> Description of the task
Set down only those lines that fall from the line containing "Write a Python" through the line containing "fig.text(100 / 526, 1 - 21", unchanged and without pictures.

> Material for this task
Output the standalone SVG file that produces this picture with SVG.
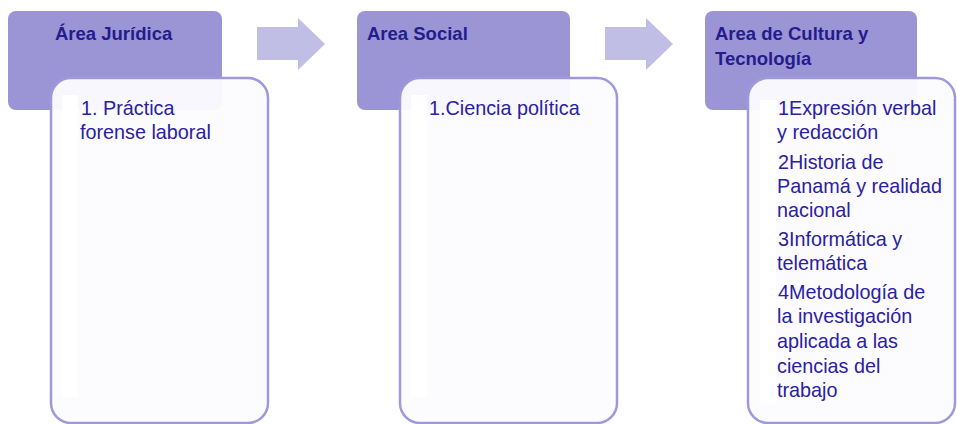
<svg xmlns="http://www.w3.org/2000/svg" width="957" height="424" viewBox="0 0 957 424">
  <style>
    .hdr { fill: #9b95d5; }
    .card { fill: #fcfcff; fill-opacity: 0.95; stroke: #9e99dc; stroke-width: 2.5; }
    .strip { fill: #ffffff; }
    .arrow { fill: #c1bee6; }
    .ht { font-family: "Liberation Sans", Arial, sans-serif; font-weight: bold; font-size: 18.5px; fill: #241c8e; }
    .bt { font-family: "Liberation Sans", Arial, sans-serif; font-size: 19.8px; fill: #2a20a2; }
  </style>
  <rect width="957" height="424" fill="#ffffff"/>

  <g id="connectors">
    <path class="arrow" d="M257,27 H298 V18 L325,44 L298,70 V60 H257 Z"/>
    <path class="arrow" d="M605,27 H646 V18 L673,44 L646,70 V60 H605 Z"/>
  </g>

  <g id="node-juridica">
    <rect class="hdr" x="8" y="11" width="214" height="99" rx="8"/>
    <text class="ht" x="55" y="40">Área Jurídica</text>
    <rect class="card" x="51" y="78" width="217" height="345" rx="20"/>
    <rect class="strip" x="62" y="95" width="16" height="302"/>
    <text class="bt" x="81" y="115">1. Práctica</text>
    <text class="bt" x="80" y="139">forense  laboral</text>
  </g>

  <g id="node-social">
    <rect class="hdr" x="357" y="11" width="213" height="99" rx="8"/>
    <text class="ht" x="367" y="40">Area Social</text>
    <rect class="card" x="400" y="78" width="217" height="345" rx="20"/>
    <rect class="strip" x="411" y="95" width="16" height="302"/>
    <text class="bt" x="429" y="115">1.Ciencia política</text>
  </g>

  <g id="node-cultura">
    <rect class="hdr" x="705" y="11" width="212" height="99" rx="8"/>
    <text class="ht" x="715" y="40">Area de Cultura y</text>
    <text class="ht" x="715" y="65">Tecnología</text>
    <rect class="card" x="748" y="78" width="207" height="345" rx="20"/>
    <rect class="strip" x="760" y="100" width="16" height="302"/>
    <text class="bt" x="778" y="115">1Expresión verbal</text>
    <text class="bt" x="777" y="139">y redacción</text>
    <text class="bt" x="778" y="169">2Historia de</text>
    <text class="bt" x="777" y="193">Panamá y realidad</text>
    <text class="bt" x="777" y="217">nacional</text>
    <text class="bt" x="778" y="246">3Informática y</text>
    <text class="bt" x="777" y="270">telemática</text>
    <text class="bt" x="778" y="299">4Metodología de</text>
    <text class="bt" x="777" y="323">la investigación</text>
    <text class="bt" x="777" y="348">aplicada a las</text>
    <text class="bt" x="777" y="373">ciencias del</text>
    <text class="bt" x="777" y="397">trabajo</text>
  </g>
</svg>
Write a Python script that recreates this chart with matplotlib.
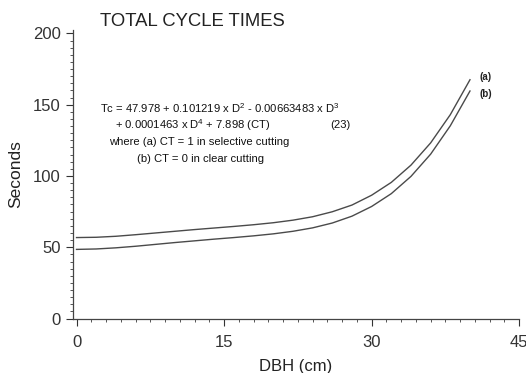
import matplotlib.pyplot as plt
from matplotlib.ticker import MultipleLocator

plt.rcParams['font.family'] = ['Liberation Sans', 'DejaVu Sans']
plt.rcParams['mathtext.default'] = 'regular'

# DBH (cm) and total cycle time (s)
dbh = [0, 2, 4, 6, 8, 10, 12, 14, 16, 18, 20, 22, 24, 26, 28, 30, 32, 34, 36, 38, 40]
tc_selective = [56.8, 57.0, 57.7, 58.8, 60.0, 61.2, 62.4, 63.5, 64.6, 65.8, 67.2,
                69.0, 71.4, 74.9, 79.6, 86.5, 95.5, 107.6, 123.2, 143.0, 167.5]
tc_clear = [48.5, 48.8, 49.6, 50.7, 52.0, 53.3, 54.5, 55.7, 56.8, 58.0, 59.4,
            61.2, 63.6, 67.0, 71.8, 78.6, 87.6, 99.7, 115.3, 135.2, 159.6]
curve_labels = ["(a)", "(b)"]

fig = plt.figure(figsize=(5.26, 3.73), dpi=100)
ax = fig.add_axes([0.138, 0.146, 0.849, 0.774])

line_col = "#4a4a4a"
ax.plot(dbh, tc_selective, color=line_col, lw=1.0)
ax.plot(dbh, tc_clear, color=line_col, lw=1.0)

# curve tags just past the line ends
ax.text(dbh[-1] + 1.0, tc_selective[-1] + 2, curve_labels[0], fontsize=7, fontweight="bold",
        color="#222222", va="center")
ax.text(dbh[-1] + 1.0, tc_clear[-1] - 2, curve_labels[1], fontsize=7, fontweight="bold",
        color="#222222", va="center")

ax.set_xlim(-0.4, 45)
ax.set_ylim(0, 202.5)
ax.xaxis.set_major_locator(MultipleLocator(15))
ax.xaxis.set_minor_locator(MultipleLocator(1.5))
ax.yaxis.set_major_locator(MultipleLocator(50))
ax.yaxis.set_minor_locator(MultipleLocator(5))
ax.tick_params(which="major", length=5, width=0.8, labelsize=12, colors="#333333")
ax.tick_params(axis="x", which="major", pad=7)
ax.tick_params(which="minor", length=2.5, width=0.7, colors="#555555")

for s in ("top", "right"):
    ax.spines[s].set_visible(False)
for s in ("left", "bottom"):
    ax.spines[s].set_color("#444444")
    ax.spines[s].set_linewidth(0.9)

ax.set_xlabel("DBH (cm)", fontsize=12, color="#222222", labelpad=6)
ax.set_ylabel("Seconds", fontsize=12.5, color="#222222", labelpad=7)

fig.text(100 / 526, 1 - 21 / 373, "TOTAL CYCLE TIMES", fontsize=13.3, color="#222222", va="center")

eq_kw = dict(fontsize=8.1, color="#111111", va="center")
fig.text(100 / 526, 1 - 108 / 373, "Tc = 47.978 + 0.101219 x D$^2$ - 0.00663483 x D$^3$", **eq_kw)
fig.text(115 / 526, 1 - 125 / 373, "+ 0.0001463 x D$^4$ + 7.898 (CT)", **eq_kw)
fig.text(330 / 526, 1 - 125 / 373, "(23)", **eq_kw)
fig.text(109 / 526, 1 - 142 / 373, "where (a) CT = 1 in selective cutting", **eq_kw)
fig.text(137 / 526, 1 - 159 / 373, "(b) CT = 0 in clear cutting", **eq_kw)

fig.savefig("out.png", dpi=100)
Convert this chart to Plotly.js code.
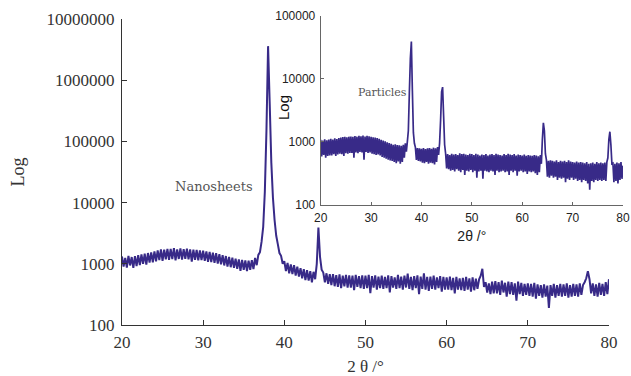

> Answer to the problem
Write a Python script that recreates this chart with matplotlib.
import matplotlib.pyplot as plt
from matplotlib.ticker import MultipleLocator

plt.rcParams['font.family'] = ['Liberation Sans', 'DejaVu Sans']
plt.rcParams['mathtext.default'] = 'regular'

# DBH (cm) and total cycle time (s)
dbh = [0, 2, 4, 6, 8, 10, 12, 14, 16, 18, 20, 22, 24, 26, 28, 30, 32, 34, 36, 38, 40]
tc_selective = [56.8, 57.0, 57.7, 58.8, 60.0, 61.2, 62.4, 63.5, 64.6, 65.8, 67.2,
                69.0, 71.4, 74.9, 79.6, 86.5, 95.5, 107.6, 123.2, 143.0, 167.5]
tc_clear = [48.5, 48.8, 49.6, 50.7, 52.0, 53.3, 54.5, 55.7, 56.8, 58.0, 59.4,
            61.2, 63.6, 67.0, 71.8, 78.6, 87.6, 99.7, 115.3, 135.2, 159.6]
curve_labels = ["(a)", "(b)"]

fig = plt.figure(figsize=(5.26, 3.73), dpi=100)
ax = fig.add_axes([0.138, 0.146, 0.849, 0.774])

line_col = "#4a4a4a"
ax.plot(dbh, tc_selective, color=line_col, lw=1.0)
ax.plot(dbh, tc_clear, color=line_col, lw=1.0)

# curve tags just past the line ends
ax.text(dbh[-1] + 1.0, tc_selective[-1] + 2, curve_labels[0], fontsize=7, fontweight="bold",
        color="#222222", va="center")
ax.text(dbh[-1] + 1.0, tc_clear[-1] - 2, curve_labels[1], fontsize=7, fontweight="bold",
        color="#222222", va="center")

ax.set_xlim(-0.4, 45)
ax.set_ylim(0, 202.5)
ax.xaxis.set_major_locator(MultipleLocator(15))
ax.xaxis.set_minor_locator(MultipleLocator(1.5))
ax.yaxis.set_major_locator(MultipleLocator(50))
ax.yaxis.set_minor_locator(MultipleLocator(5))
ax.tick_params(which="major", length=5, width=0.8, labelsize=12, colors="#333333")
ax.tick_params(axis="x", which="major", pad=7)
ax.tick_params(which="minor", length=2.5, width=0.7, colors="#555555")

for s in ("top", "right"):
    ax.spines[s].set_visible(False)
for s in ("left", "bottom"):
    ax.spines[s].set_color("#444444")
    ax.spines[s].set_linewidth(0.9)

ax.set_xlabel("DBH (cm)", fontsize=12, color="#222222", labelpad=6)
ax.set_ylabel("Seconds", fontsize=12.5, color="#222222", labelpad=7)

fig.text(100 / 526, 1 - 21 / 373, "TOTAL CYCLE TIMES", fontsize=13.3, color="#222222", va="center")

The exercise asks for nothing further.